In the SMC with adaptive resampling algorithm, the weight of a particle may be proportional to a product of many potential function values, depending on when the most recent normal resampling step was. In particular, whenever the standard resampling step is not taken, particles first inherit the weights of their ancestors and then multiply them by their own potential function values.

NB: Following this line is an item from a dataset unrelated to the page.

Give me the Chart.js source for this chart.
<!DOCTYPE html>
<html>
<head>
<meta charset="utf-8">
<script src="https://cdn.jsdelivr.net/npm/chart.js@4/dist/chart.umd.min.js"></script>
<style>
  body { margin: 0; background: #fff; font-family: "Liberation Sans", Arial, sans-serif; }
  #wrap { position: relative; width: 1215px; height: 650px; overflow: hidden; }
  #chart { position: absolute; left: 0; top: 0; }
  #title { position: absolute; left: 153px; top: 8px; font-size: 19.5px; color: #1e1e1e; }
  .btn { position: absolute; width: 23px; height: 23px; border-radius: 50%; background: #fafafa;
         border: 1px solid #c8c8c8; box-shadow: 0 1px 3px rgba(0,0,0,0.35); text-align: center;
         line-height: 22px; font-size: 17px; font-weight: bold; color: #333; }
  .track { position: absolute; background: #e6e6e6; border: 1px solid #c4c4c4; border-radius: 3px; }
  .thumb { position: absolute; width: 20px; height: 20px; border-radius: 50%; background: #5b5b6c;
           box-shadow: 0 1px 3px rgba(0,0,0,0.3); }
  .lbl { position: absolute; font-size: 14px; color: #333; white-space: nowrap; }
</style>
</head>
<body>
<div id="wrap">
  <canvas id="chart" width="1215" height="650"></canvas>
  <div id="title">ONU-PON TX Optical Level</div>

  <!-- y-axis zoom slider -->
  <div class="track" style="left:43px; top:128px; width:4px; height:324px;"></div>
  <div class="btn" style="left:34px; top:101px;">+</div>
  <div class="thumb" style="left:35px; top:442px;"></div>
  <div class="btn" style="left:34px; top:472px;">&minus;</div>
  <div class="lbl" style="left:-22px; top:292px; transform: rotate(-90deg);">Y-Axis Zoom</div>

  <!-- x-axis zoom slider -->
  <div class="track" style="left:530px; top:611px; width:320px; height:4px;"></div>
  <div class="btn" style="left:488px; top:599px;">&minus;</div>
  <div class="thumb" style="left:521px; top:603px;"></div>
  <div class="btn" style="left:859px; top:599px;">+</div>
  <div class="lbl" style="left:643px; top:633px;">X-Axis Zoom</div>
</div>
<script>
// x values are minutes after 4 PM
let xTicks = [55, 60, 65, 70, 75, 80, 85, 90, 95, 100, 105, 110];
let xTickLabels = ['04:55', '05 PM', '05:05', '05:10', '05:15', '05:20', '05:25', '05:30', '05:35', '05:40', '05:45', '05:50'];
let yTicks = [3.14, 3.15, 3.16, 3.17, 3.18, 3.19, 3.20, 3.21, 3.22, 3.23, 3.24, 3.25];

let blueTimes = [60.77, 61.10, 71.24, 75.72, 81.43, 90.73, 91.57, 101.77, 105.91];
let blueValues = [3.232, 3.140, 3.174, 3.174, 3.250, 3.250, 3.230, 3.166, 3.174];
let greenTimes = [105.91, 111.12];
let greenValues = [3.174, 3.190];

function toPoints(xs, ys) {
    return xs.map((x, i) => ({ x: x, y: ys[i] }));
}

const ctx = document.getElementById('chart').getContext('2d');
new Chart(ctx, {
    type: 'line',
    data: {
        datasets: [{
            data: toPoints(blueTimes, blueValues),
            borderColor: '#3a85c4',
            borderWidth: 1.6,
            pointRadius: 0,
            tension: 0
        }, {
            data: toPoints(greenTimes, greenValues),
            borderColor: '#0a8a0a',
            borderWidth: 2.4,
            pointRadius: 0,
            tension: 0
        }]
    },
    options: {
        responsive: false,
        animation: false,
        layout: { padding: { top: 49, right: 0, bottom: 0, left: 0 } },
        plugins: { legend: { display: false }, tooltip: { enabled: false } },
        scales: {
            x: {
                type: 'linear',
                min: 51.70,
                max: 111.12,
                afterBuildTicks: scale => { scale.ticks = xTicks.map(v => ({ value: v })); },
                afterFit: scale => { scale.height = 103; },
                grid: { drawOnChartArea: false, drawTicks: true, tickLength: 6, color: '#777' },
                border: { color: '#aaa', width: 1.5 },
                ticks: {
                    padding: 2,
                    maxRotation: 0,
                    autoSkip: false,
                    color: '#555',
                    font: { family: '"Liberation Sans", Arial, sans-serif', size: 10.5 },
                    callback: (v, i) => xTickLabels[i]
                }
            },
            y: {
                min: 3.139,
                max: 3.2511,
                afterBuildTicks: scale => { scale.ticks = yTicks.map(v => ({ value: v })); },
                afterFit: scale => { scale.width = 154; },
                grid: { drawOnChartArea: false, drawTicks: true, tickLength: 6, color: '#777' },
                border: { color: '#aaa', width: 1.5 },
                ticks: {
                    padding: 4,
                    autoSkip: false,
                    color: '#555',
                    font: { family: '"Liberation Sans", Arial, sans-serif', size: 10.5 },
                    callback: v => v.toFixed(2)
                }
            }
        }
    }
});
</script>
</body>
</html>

The algorithm is as follows:

Adaptive resampling algorithm

Sample $\zeta_{1}^{i} \overset{\mathrm{i.i.d.}}{\sim} M_{1}$ and compute $W_{1}^{i} \propto G_{1}(\zeta_{1}^{i})$ for $i\in \{1, \ldots, N\}$.
For $p=2,\ldots,n$:
- compute $\mathcal{E}_{p-1}^N := {\rm rESS}(W_{p-1}^{1},\ldots,W_{p-1}^N)$.
- if $p = n$ or $\mathcal{E}_{p-1}^N \leq \tau$ set $R_{p-1} \leftarrow 1$; otherwise set $R_{p-1} \leftarrow 0$.
- if $R_{p-1} = 1$, sample a vector $A_{p-1}^{1}, \ldots, A_{p-1}^N$ of i.i.d. ${\rm Categorical}(W_{p-1}^{1}, \ldots, W_{p-1}^N)$ random variables in increasing order; otherwise set $(A_{p-1}^{1}, \ldots, A_{p-1}^N) = \left(1, \ldots, N \right)$.
- sample $\zeta_{p}^{i} \overset{\mathrm{ind}}{\sim} M_{p}(\zeta_{p-1}^{A_{p-1}^{i}}, \cdot)$ and compute $W_{p}^{i} \propto \left(W_{p-1}^{i} \right)^{\mathbb{I}(R_{p-1} = 0)} G_{p}(\zeta_{p}^{i})$ for $i\in \{1,\ldots,N\}$.

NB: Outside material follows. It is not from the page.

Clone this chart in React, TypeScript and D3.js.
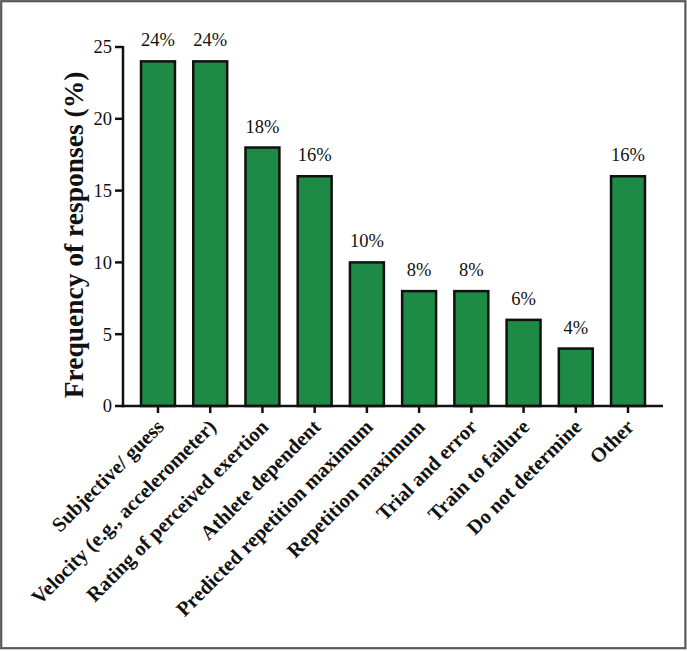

Note that the time $n-1$ particles are always resampled, so that $\eta_{n}^N$ is always an unweighted particle approximation of $\eta_{n}$. This is primarily an implementation detail.

Particle approximations

We define

\[\eta_{p}^N \propto \sum_{i=1}^N \left(W_{p-1}^{i} \right)^{ \mathbb{I}(R_{p-1} = 0)} \delta_{\zeta_{p}^{i}}, \qquad p \in \{1,\ldots,n\},\]

and

\[\hat{\eta}_{p}^N \propto \sum_{i=1}^N W_{p}^{i} \delta_{\zeta_{p}^{i}}, \qquad p \in \{1,\ldots,n\}.\]

Appropriate approximations of $\hat{Z}_{1}^N, \ldots, \hat{Z}_{n}^N$ are also well-defined, but tedious to display.

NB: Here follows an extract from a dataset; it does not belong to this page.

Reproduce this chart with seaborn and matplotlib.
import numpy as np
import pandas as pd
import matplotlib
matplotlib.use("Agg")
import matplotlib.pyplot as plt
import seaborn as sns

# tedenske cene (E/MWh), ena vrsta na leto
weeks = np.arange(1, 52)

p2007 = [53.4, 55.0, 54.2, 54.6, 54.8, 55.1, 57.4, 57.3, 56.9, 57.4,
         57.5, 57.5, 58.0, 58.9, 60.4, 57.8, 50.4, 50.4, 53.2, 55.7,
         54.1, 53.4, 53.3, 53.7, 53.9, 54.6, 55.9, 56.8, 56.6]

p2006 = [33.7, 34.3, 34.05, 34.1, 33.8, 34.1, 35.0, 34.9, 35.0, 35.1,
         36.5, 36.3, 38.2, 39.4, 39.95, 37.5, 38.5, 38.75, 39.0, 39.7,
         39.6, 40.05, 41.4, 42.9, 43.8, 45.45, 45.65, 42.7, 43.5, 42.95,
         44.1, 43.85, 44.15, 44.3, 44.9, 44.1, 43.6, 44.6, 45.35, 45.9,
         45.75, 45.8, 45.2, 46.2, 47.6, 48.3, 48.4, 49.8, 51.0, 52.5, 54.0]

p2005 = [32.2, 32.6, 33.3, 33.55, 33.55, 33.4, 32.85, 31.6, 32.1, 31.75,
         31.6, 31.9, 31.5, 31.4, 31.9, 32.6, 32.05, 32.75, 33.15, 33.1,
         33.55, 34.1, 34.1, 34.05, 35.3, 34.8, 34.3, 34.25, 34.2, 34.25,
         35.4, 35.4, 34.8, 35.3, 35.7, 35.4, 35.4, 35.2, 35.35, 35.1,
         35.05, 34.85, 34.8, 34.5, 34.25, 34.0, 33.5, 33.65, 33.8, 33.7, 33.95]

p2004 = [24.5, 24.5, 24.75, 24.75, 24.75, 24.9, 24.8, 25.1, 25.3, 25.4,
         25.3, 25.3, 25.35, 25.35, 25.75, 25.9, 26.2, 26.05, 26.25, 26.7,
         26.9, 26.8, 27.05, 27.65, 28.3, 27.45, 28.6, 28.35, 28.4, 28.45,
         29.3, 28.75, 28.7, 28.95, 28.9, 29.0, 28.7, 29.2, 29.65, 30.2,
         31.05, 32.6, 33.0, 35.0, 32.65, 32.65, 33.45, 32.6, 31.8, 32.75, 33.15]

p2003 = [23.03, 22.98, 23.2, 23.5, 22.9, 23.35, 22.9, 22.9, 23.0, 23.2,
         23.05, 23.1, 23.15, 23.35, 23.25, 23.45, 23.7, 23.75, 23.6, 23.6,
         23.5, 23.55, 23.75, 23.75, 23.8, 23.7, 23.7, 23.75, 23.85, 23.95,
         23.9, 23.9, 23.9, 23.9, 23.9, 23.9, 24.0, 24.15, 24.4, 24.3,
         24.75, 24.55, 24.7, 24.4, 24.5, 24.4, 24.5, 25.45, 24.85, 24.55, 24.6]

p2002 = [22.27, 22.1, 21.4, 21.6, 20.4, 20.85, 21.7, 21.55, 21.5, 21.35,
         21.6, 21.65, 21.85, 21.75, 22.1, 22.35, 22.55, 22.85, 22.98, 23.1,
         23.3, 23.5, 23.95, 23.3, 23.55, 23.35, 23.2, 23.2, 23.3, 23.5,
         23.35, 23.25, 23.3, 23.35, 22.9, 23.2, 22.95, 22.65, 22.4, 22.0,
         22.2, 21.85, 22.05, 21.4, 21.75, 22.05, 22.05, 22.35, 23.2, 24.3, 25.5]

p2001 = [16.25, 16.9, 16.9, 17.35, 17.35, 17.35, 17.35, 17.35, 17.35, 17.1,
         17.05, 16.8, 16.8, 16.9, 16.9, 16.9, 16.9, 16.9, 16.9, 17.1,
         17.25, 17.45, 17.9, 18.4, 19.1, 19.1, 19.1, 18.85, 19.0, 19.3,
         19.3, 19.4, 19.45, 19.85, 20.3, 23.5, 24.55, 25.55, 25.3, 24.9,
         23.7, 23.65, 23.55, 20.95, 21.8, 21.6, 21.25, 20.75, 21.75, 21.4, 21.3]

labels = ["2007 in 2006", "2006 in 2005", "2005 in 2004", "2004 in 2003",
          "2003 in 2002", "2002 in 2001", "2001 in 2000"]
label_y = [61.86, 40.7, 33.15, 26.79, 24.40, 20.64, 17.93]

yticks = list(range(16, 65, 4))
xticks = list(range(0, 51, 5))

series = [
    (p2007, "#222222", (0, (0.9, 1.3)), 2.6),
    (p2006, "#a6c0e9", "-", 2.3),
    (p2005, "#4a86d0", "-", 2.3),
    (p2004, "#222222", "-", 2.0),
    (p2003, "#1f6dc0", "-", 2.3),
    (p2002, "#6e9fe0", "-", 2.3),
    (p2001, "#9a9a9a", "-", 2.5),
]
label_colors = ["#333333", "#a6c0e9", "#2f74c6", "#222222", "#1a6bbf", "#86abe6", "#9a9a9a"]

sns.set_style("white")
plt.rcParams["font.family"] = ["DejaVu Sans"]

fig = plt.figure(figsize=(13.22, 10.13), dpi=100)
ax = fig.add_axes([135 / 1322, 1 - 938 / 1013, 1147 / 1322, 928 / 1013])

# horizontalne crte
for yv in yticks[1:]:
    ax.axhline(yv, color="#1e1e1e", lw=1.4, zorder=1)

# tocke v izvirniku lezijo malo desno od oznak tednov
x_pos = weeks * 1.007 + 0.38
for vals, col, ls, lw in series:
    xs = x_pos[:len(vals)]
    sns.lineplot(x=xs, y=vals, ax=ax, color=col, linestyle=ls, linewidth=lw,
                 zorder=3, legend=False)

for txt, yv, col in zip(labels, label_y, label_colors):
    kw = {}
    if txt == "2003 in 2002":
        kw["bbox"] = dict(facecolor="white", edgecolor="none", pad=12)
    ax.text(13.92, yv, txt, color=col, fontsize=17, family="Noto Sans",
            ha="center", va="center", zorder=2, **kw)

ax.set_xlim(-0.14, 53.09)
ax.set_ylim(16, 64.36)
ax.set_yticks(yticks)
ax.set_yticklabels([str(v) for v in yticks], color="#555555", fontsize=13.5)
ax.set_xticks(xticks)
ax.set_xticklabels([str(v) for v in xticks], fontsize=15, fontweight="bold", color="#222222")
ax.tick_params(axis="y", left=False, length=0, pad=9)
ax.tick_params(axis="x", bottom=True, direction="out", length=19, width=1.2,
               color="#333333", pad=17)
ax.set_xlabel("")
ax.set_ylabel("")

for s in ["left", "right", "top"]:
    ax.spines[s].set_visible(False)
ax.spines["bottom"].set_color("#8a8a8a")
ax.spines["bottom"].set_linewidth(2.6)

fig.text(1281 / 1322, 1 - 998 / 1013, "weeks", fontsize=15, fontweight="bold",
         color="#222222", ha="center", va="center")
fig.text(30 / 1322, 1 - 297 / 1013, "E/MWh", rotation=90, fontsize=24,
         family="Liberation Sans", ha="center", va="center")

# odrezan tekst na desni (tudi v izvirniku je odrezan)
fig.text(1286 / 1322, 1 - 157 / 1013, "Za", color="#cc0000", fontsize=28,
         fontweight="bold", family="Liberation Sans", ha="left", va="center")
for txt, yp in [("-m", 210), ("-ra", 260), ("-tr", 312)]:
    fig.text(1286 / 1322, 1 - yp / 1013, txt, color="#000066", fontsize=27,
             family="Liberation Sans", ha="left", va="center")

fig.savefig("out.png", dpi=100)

These particle approximations all enjoy the same theoretical properties stated for the standard SMC Algorithm, although the asymptotic variance maps $\sigma^2_p$ are generally different. In fact, adaptive resampling improves in certain scenarios the quality of SMC approximations; its effects have been studied theoretically by Del Moral et al. (2010) and Whiteley et al. (2016).

Variance estimation

All of the methods described in Variance estimators can be run on output from the SMC with adaptive resampling algorithm.

One should be aware that the length of the vector returned by SequentialMonteCarlo.vpns will be of length $m = 1 + \sum_{i=1}^{n-1} R_i \leq n$. This is a consequence of the fact that resampling only at certain times can be viewed as running an SMC algorithm with modified Markov kernels and potential functions defined on a more complicated state space –- the details are not presented here –- so that the number of terms in the asymptotic variance decomposition is $m$ and not (necessarily) $n$.